In The Civil Rights Cases (1883) and Buckley v. Valeo (1976), unelected judges struck federal statutes enacted by legislative majorities; legislative supermajorities are required to overturn these rulings. In another project I investigate the historical origins of this form of “entrenched” judicial review. Among those current democracies that were former colonies, the presence of entrenched judicial review is strongly associated with pre-colonial histories of marked inequality, a finding consistent with the hypothesis that entrenched judicial review was adopted at least in part to preserve pre-colonial inequality from legislative redistribution.
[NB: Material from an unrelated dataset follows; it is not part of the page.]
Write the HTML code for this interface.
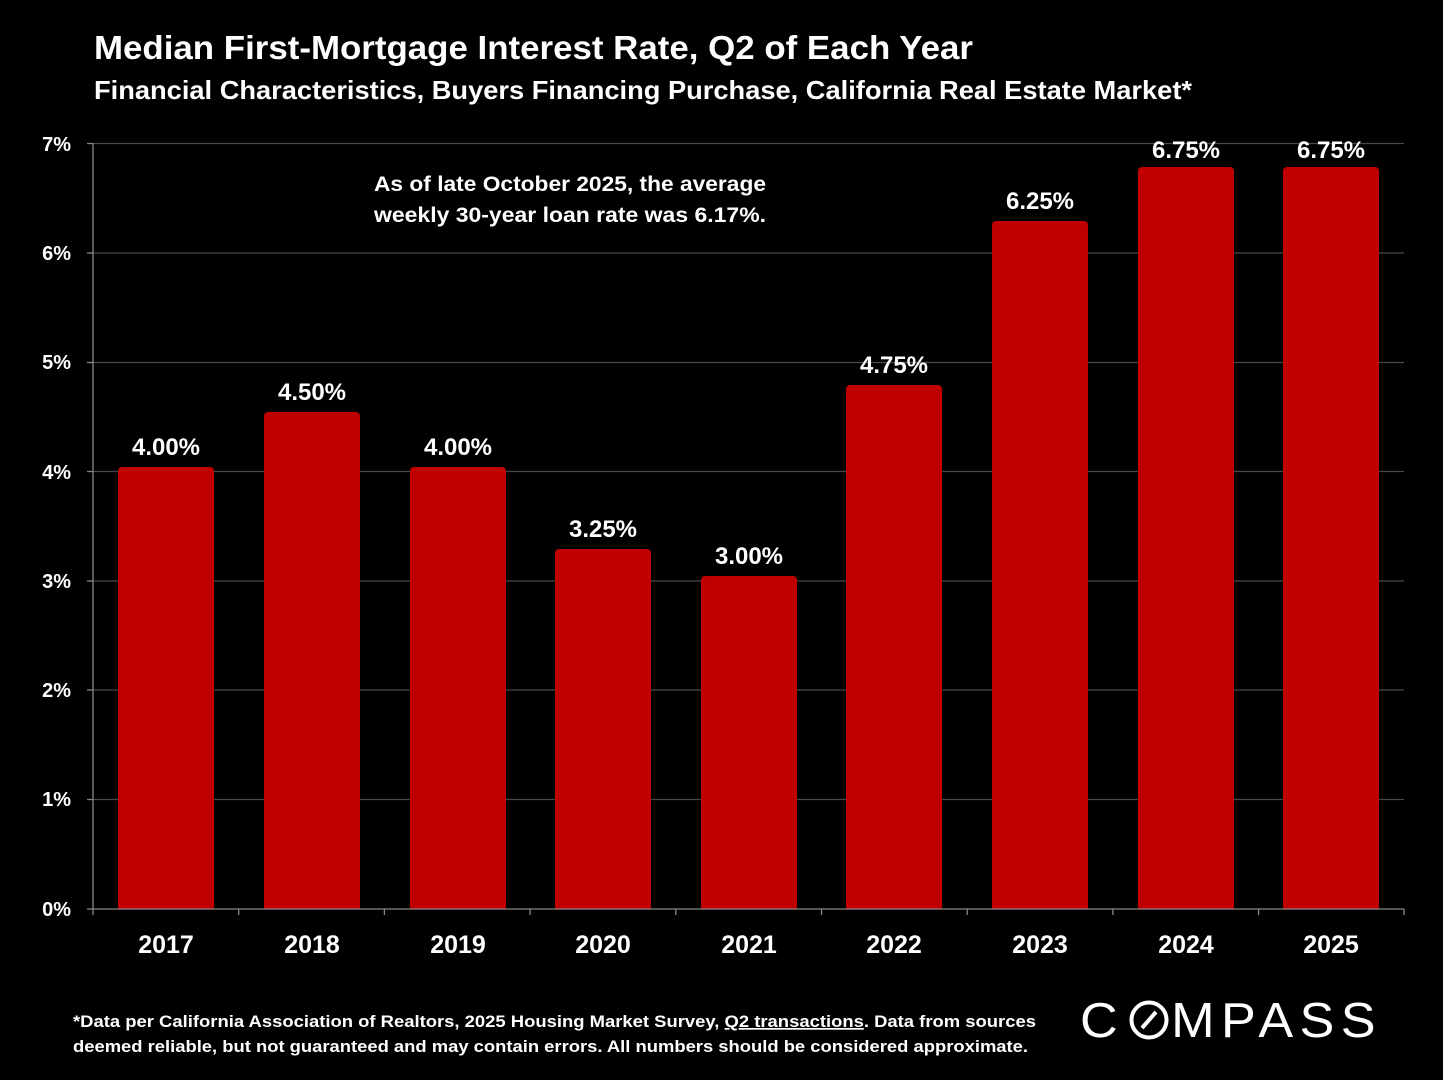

Yet unelected judges are not necessarily unresponsive to legislative preferences. In the U.S., federal judges serve only on the condition of good behavior, and congressional majorities control judicial salaries, budgets, and jurisdiction. In A Mere Machine: The Supreme Court, Congress, and American Democracy (Yale University Press, 2013), I reported evidence indicating that, even in constitutional cases, the U.S. Supreme Court defers to congressional preferences, in particular to the preferences of majorities in the House of Representatives (the chamber that originates both impeachment and appropriations actions). To view an interview about A Mere Machine on CSPAN’s Book TV, click here.

In order to generate the findings reported in A Mere Machine, several methodological challenges had to be addressed. These challenges included constructing an objectively defined measure of the ideological direction of Supreme Court judgments, the initial work for which was done jointly with Michael J. Woodruff (former NYU Politics PhD student). They also included addressing the selection bias in the Court’s docket, the early work for which was done jointly with Barry Friedman (NYU Professor of Law) (here and here). Other work on the responsiveness of the Supreme Court to congressional preferences may be found here and here.

In earlier work I investigated the proposition that partisanship may be modeled as a social convention, providing social benefits to in-group members (and social penalties to out-group members). Electoral laws that make partisan acts more public (e.g. party registration) or less public (e.g. secret ballots; party primaries rather than caucuses) will then affect the ability of neighbors to coordinate on local party social conventions, a hypothesis for which there is empirical support.

This work on partisanship as a social convention grew out of my first major project, which investigated the competition to mobilize women’s votes after constitutional female suffrage. In Votes without Leverage: Women in American Electoral Politics, 1920-1970 (Cambridge University Press, Series on the Political Economy of Institutions and Decisions, 1998), I suggested that, if there is a significant social component to turnout and partisanship, then competition to mobilize votes through social networks will be much like competition to mobilize consumers of services offered through networks (e.g., telephone networks). Markets for networked services are generally marked by imperfect competition, with early entrants having significant advantages over later entrants. Likewise, the decision by the National League of Women Voters (the former female suffrage organization) in 1923 to cede the market in women’s votes to the party organizations may have followed from its necessarily late entry into this imperfectly competitive market. Votes Without Leverage built on articles published here and here. A post on Vox in honor of the 100th anniversary of Jeannette Rankin’s 1917 swearing-in as the first woman to join the House of Representatives may be found here.